No one knows why sports in particular were picked upon for this action.  There are rich individuals who remain unaffected by the sanctions.  Yet sport appears to be a softer target; perhaps it is considered a  visible example to both the domestic Russian political audience as well as the West.  


The IOC is stuck in muddy waters: if Russia deserves to be sanctioned because of its military action against another IOC member, why hasn’t Ukraine been similarly actioned for its retaliation?  Why haven’t the USA, the UK and Saudi Arabia been sanctioned for their transgressions of human rights and military law?  Russia is labelled the baddy in all of this mess; yet the incongruence involved in targeting Russia whilst not other countries is hard to understand.  


As a long term fan, I neither agree nor disagree with the sanctions.  I feel that Russia’s actions are cruel and unnecessary and deserve to be punished.  At the same time I abhore all military action and don’t trust the Western nations who condemn Russia whilst causing damage through their own military, political and economic actions.  


Sporting sanctions hurt the individual more than nations in this case.  Whole generations of gymnasts prepared for international competition have missed the opportunity to win gold medals.  The psychological and emotional damage to gymnasts like Listunova must be immense.    Russia does worse damage, materially, to Ukraine; but we are speaking here of damage done to Russian individuals by Western institutions; it is strange that such damage is endorsed by those who like to present themselves as positive agents for change.  


The sanctions can be seen as a slow acting agent, designed to erode the morale of Putin, his govt and public, and resulting in the slow death of Russian sport and its supporting infrastructure l.  It’s hugely concerning; the war is unlikely to end any time soon, with all the death and destruction that involves.  Our countries are being divided and isolated, efforts to improve the condition of the planet sidelined.  Friendship links destroyed.


Russia’s strategy on a sporting level is to ignore the sanctions and continue as close to normal as they ever could; a competition between the juniors in China and Russia recently took place, and was no doubt a morale-raising exercise for the youngsters and coaches involved.  The politicians are speaking of an alternative Olympics.  This echoes attempts in 1984 to minimise the impact of the boycott of the LA Olympics, but then, the USSR was always going to return to international sport the year after, at the World Championships.  Multiple years-long absence from the sporting scene was never envisaged, and is unprecedented unless we go back to the immediate post revolutionary period.  Russia is being forced into isolation; this in itself is a hostile action by the West.
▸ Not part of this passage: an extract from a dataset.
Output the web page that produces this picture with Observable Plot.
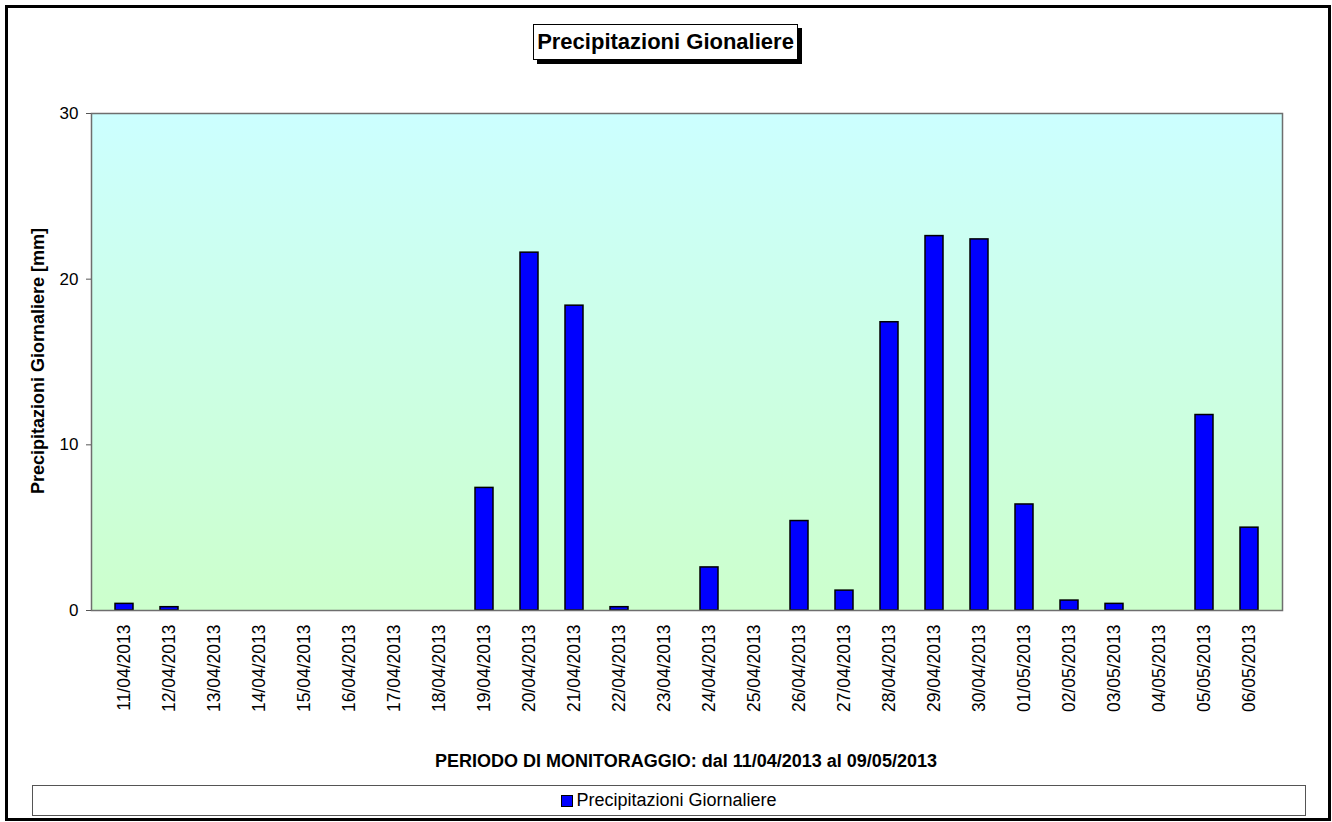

And now, after Europe has declined to offer athletes a licence to compete under a neutral allegiance, it’s even less likely that we will see individual athletes from Russia competing in Paris 2024, or in LA 2028, for that matter.  It feels more and more as though there is a permanent policy of exclusion and isolation of Russia by the Western nations.  There is no explanation of this action; it seems to be an emotional knee jerk, a bullying tactic designed to flatten Russia as a sporting entity as well as an evil military and political empire.  


I can’t endorse the UEG’s flouting of international sports decisions made higher up the tree.  If this is a response to threats of boycotts from other countries, it’s a weak action.  Russian athletes have a long history of friendship and collaboration with the wider world, and deserve better than this.  













Footnote - there was and is no evidence of systematic doping in the Russian artistic gymnasts.   A small number of the women have been suspended for use of diuretics in over the counter weight loss drugs.  These gymnasts were suspended by RUSADA from training but were not competing at FIG international competitions at the time and have not returned to full international sport.  One member of the Russian MAG team, Nikolai Kuksenkov, had to be investigated for levels of Meldonium in his blood.  He was cleared.